= GIVEN INSTRUCTION =
Every line of the material is to be quoted verbatim, minus the pictures.
━━━━━ DATA ━━━━━
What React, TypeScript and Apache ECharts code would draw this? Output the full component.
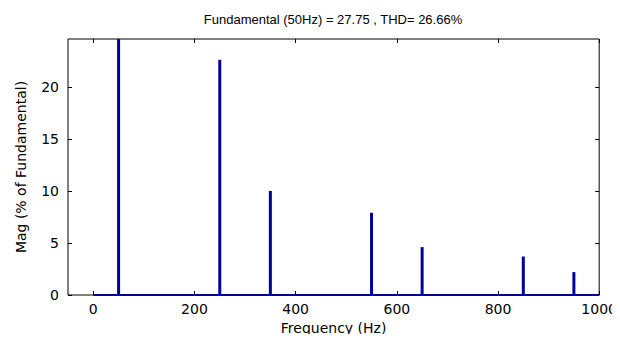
import React, { useEffect, useRef } from "react";
import * as echarts from "echarts";

const titleText = "Fundamental (50Hz) = 27.75 , THD= 26.66%";
const xName = "Frequency (Hz)";
const yName = "Mag (% of Fundamental)";
const frequencies = [50, 250, 350, 550, 650, 850, 950];
const magnitudes = [100, 22.6, 10.0, 7.9, 4.6, 3.7, 2.2];
const baselineX = [0, 1000];
const xTicks = [0, 200, 400, 600, 800, 1000];
const yTicks = [0, 5, 10, 15, 20];

const FONT = "'Liberation Sans', Arial, sans-serif";
const AXFONT = "'DejaVu Sans', sans-serif";
const BLUE = "#00009c";

export default function App() {
  const ref = useRef<HTMLDivElement>(null);
  useEffect(() => {
    if (!ref.current) return;
    const chart = echarts.init(ref.current, undefined, { renderer: "svg" });
    const tickStyle = { inside: true, length: 4, lineStyle: { color: "#000", width: 1 } };
    const fmt = (v: number) => String(v);
    chart.setOption({
      animation: false,
      backgroundColor: "#fff",
      textStyle: { fontFamily: FONT },
      grid: {
        left: 68,
        top: 39,
        right: 19,
        bottom: 47,
        show: true,
        borderColor: "#000",
        borderWidth: 1,
        backgroundColor: "#fff",
      },
      graphic: [
        {
          type: "text",
          x: 333,
          y: 19,
          style: {
            text: titleText,
            fill: "#000",
            font: `13px ${FONT}`,
            textAlign: "center",
            textVerticalAlign: "middle",
          },
        },
      ],
      xAxis: [
        {
          type: "value",
          min: -50,
          max: 1000,
          position: "bottom",
          name: xName,
          nameLocation: "middle",
          nameGap: 25,
          nameTextStyle: { color: "#000", fontSize: 14, fontFamily: AXFONT },
          axisLine: { show: false, onZero: false },
          axisTick: { ...tickStyle, customValues: xTicks },
          axisLabel: { customValues: xTicks, formatter: fmt, color: "#000", fontSize: 14, fontFamily: AXFONT, margin: 7 },
          splitLine: { show: false },
        },
        {
          type: "value",
          min: -50,
          max: 1000,
          position: "top",
          axisLine: { show: false, onZero: false },
          axisTick: { ...tickStyle, customValues: xTicks },
          axisLabel: { show: false, customValues: xTicks },
          splitLine: { show: false },
        },
      ],
      yAxis: [
        {
          type: "value",
          min: 0,
          max: 24.6,
          position: "left",
          name: yName,
          nameLocation: "middle",
          nameGap: 40,
          nameRotate: 90,
          nameTextStyle: { color: "#000", fontSize: 14, fontFamily: AXFONT },
          axisLine: { show: false, onZero: false },
          axisTick: { ...tickStyle, customValues: yTicks },
          axisLabel: { customValues: yTicks, formatter: fmt, color: "#000", fontSize: 14, fontFamily: AXFONT, margin: 9 },
          splitLine: { show: false },
        },
        {
          type: "value",
          min: 0,
          max: 24.6,
          position: "right",
          axisLine: { show: false, onZero: false },
          axisTick: { ...tickStyle, customValues: yTicks },
          axisLabel: { show: false, customValues: yTicks },
          splitLine: { show: false },
        },
      ],
      series: [
        {
          type: "line",
          xAxisIndex: 0,
          yAxisIndex: 0,
          data: baselineX.map((x) => [x, 0]),
          symbol: "none",
          lineStyle: { color: BLUE, width: 2 },
          z: 3,
        },
        {
          type: "bar",
          xAxisIndex: 0,
          yAxisIndex: 0,
          data: frequencies.map((f, i) => [f, magnitudes[i]]),
          barWidth: 3,
          itemStyle: { color: BLUE },
          clip: true,
          z: 4,
        },
      ],
    });
    return () => chart.dispose();
  }, []);
  return <div ref={ref} style={{ width: 620, height: 342, margin: -8 }} />;
}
━━━━━
= RESULT OF THE TASK =
What React, TypeScript and Apache ECharts code would draw this? Output the full component.
import React, { useEffect, useRef } from "react";
import * as echarts from "echarts";

const titleText = "Fundamental (50Hz) = 27.75 , THD= 26.66%";
const xName = "Frequency (Hz)";
const yName = "Mag (% of Fundamental)";
const frequencies = [50, 250, 350, 550, 650, 850, 950];
const magnitudes = [100, 22.6, 10.0, 7.9, 4.6, 3.7, 2.2];
const baselineX = [0, 1000];
const xTicks = [0, 200, 400, 600, 800, 1000];
const yTicks = [0, 5, 10, 15, 20];

const FONT = "'Liberation Sans', Arial, sans-serif";
const AXFONT = "'DejaVu Sans', sans-serif";
const BLUE = "#00009c";

export default function App() {
  const ref = useRef<HTMLDivElement>(null);
  useEffect(() => {
    if (!ref.current) return;
    const chart = echarts.init(ref.current, undefined, { renderer: "svg" });
    const tickStyle = { inside: true, length: 4, lineStyle: { color: "#000", width: 1 } };
    const fmt = (v: number) => String(v);
    chart.setOption({
      animation: false,
      backgroundColor: "#fff",
      textStyle: { fontFamily: FONT },
      grid: {
        left: 68,
        top: 39,
        right: 19,
        bottom: 47,
        show: true,
        borderColor: "#000",
        borderWidth: 1,
        backgroundColor: "#fff",
      },
      graphic: [
        {
          type: "text",
          x: 333,
          y: 19,
          style: {
            text: titleText,
            fill: "#000",
            font: `13px ${FONT}`,
            textAlign: "center",
            textVerticalAlign: "middle",
          },
        },
      ],
      xAxis: [
        {
          type: "value",
          min: -50,
          max: 1000,
          position: "bottom",
          name: xName,
          nameLocation: "middle",
          nameGap: 25,
          nameTextStyle: { color: "#000", fontSize: 14, fontFamily: AXFONT },
          axisLine: { show: false, onZero: false },
          axisTick: { ...tickStyle, customValues: xTicks },
          axisLabel: { customValues: xTicks, formatter: fmt, color: "#000", fontSize: 14, fontFamily: AXFONT, margin: 7 },
          splitLine: { show: false },
        },
        {
          type: "value",
          min: -50,
          max: 1000,
          position: "top",
          axisLine: { show: false, onZero: false },
          axisTick: { ...tickStyle, customValues: xTicks },
          axisLabel: { show: false, customValues: xTicks },
          splitLine: { show: false },
        },
      ],
      yAxis: [
        {
          type: "value",
          min: 0,
          max: 24.6,
          position: "left",
          name: yName,
          nameLocation: "middle",
          nameGap: 40,
          nameRotate: 90,
          nameTextStyle: { color: "#000", fontSize: 14, fontFamily: AXFONT },
          axisLine: { show: false, onZero: false },
          axisTick: { ...tickStyle, customValues: yTicks },
          axisLabel: { customValues: yTicks, formatter: fmt, color: "#000", fontSize: 14, fontFamily: AXFONT, margin: 9 },
          splitLine: { show: false },
        },
        {
          type: "value",
          min: 0,
          max: 24.6,
          position: "right",
          axisLine: { show: false, onZero: false },
          axisTick: { ...tickStyle, customValues: yTicks },
          axisLabel: { show: false, customValues: yTicks },
          splitLine: { show: false },
        },
      ],
      series: [
        {
          type: "line",
          xAxisIndex: 0,
          yAxisIndex: 0,
          data: baselineX.map((x) => [x, 0]),
          symbol: "none",
          lineStyle: { color: BLUE, width: 2 },
          z: 3,
        },
        {
          type: "bar",
          xAxisIndex: 0,
          yAxisIndex: 0,
          data: frequencies.map((f, i) => [f, magnitudes[i]]),
          barWidth: 3,
          itemStyle: { color: BLUE },
          clip: true,
          z: 4,
        },
      ],
    });
    return () => chart.dispose();
  }, []);
  return <div ref={ref} style={{ width: 620, height: 342, margin: -8 }} />;
}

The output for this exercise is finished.